[What is being asked]
In the entries below, which lines run from the one containing "Convert this chart to Chart.js code." to the one containing "var SIZE = 25;"? Copy exactly those lines, ends included, and no others.

[Materials provided]
■ ■ ■

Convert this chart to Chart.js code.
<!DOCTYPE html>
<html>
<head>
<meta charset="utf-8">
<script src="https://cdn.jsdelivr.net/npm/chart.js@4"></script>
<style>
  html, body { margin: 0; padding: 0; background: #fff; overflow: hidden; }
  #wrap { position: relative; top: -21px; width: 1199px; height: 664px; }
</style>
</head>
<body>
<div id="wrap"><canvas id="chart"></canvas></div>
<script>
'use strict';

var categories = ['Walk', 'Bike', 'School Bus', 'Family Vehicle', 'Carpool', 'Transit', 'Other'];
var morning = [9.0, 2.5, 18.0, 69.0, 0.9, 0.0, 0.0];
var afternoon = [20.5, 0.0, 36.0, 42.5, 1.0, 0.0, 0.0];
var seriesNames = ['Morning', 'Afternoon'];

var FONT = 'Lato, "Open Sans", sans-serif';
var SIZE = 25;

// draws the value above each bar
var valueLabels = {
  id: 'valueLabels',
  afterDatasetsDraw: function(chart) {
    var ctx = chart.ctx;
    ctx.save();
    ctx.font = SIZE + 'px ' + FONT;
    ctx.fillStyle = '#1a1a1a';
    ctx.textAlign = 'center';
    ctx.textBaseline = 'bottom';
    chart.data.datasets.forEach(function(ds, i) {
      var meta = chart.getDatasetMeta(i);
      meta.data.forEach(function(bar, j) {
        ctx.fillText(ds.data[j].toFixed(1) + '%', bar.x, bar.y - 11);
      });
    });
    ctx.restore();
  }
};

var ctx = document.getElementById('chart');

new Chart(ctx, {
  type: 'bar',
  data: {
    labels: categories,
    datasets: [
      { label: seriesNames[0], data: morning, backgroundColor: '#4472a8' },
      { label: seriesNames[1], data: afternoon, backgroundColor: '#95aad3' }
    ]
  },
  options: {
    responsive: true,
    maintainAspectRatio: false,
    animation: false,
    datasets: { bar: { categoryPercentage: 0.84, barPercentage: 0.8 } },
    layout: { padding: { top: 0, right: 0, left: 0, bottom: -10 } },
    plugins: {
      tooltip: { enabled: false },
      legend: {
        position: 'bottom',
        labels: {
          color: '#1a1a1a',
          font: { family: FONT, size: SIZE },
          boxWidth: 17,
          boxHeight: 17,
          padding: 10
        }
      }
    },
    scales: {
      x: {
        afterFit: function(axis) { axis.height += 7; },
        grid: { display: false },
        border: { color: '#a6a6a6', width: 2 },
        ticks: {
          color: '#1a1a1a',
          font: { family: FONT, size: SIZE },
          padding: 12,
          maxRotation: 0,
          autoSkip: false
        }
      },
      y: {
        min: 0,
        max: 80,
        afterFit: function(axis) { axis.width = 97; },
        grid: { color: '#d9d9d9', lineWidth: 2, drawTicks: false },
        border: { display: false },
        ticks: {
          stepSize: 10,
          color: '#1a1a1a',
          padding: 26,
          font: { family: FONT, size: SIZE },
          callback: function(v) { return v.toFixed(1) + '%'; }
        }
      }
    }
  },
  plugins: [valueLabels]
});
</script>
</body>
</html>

■ ■ ■

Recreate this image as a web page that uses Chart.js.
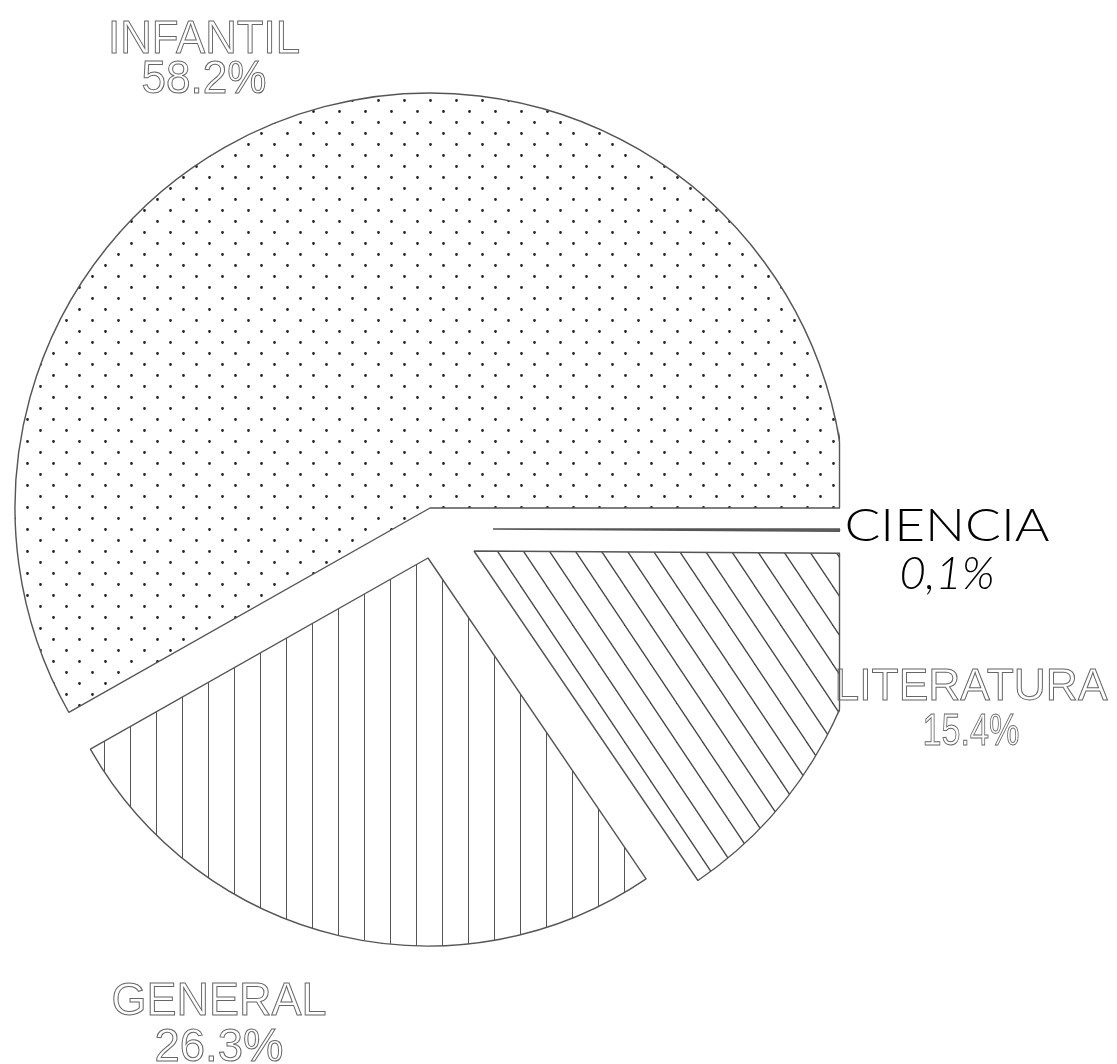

■ ■ ■

[Task response]
Convert this chart to Chart.js code.
<!DOCTYPE html>
<html>
<head>
<meta charset="utf-8">
<script src="https://cdn.jsdelivr.net/npm/chart.js@4"></script>
<style>
  html, body { margin: 0; padding: 0; background: #fff; overflow: hidden; }
  #wrap { position: relative; top: -21px; width: 1199px; height: 664px; }
</style>
</head>
<body>
<div id="wrap"><canvas id="chart"></canvas></div>
<script>
'use strict';

var categories = ['Walk', 'Bike', 'School Bus', 'Family Vehicle', 'Carpool', 'Transit', 'Other'];
var morning = [9.0, 2.5, 18.0, 69.0, 0.9, 0.0, 0.0];
var afternoon = [20.5, 0.0, 36.0, 42.5, 1.0, 0.0, 0.0];
var seriesNames = ['Morning', 'Afternoon'];

var FONT = 'Lato, "Open Sans", sans-serif';
var SIZE = 25;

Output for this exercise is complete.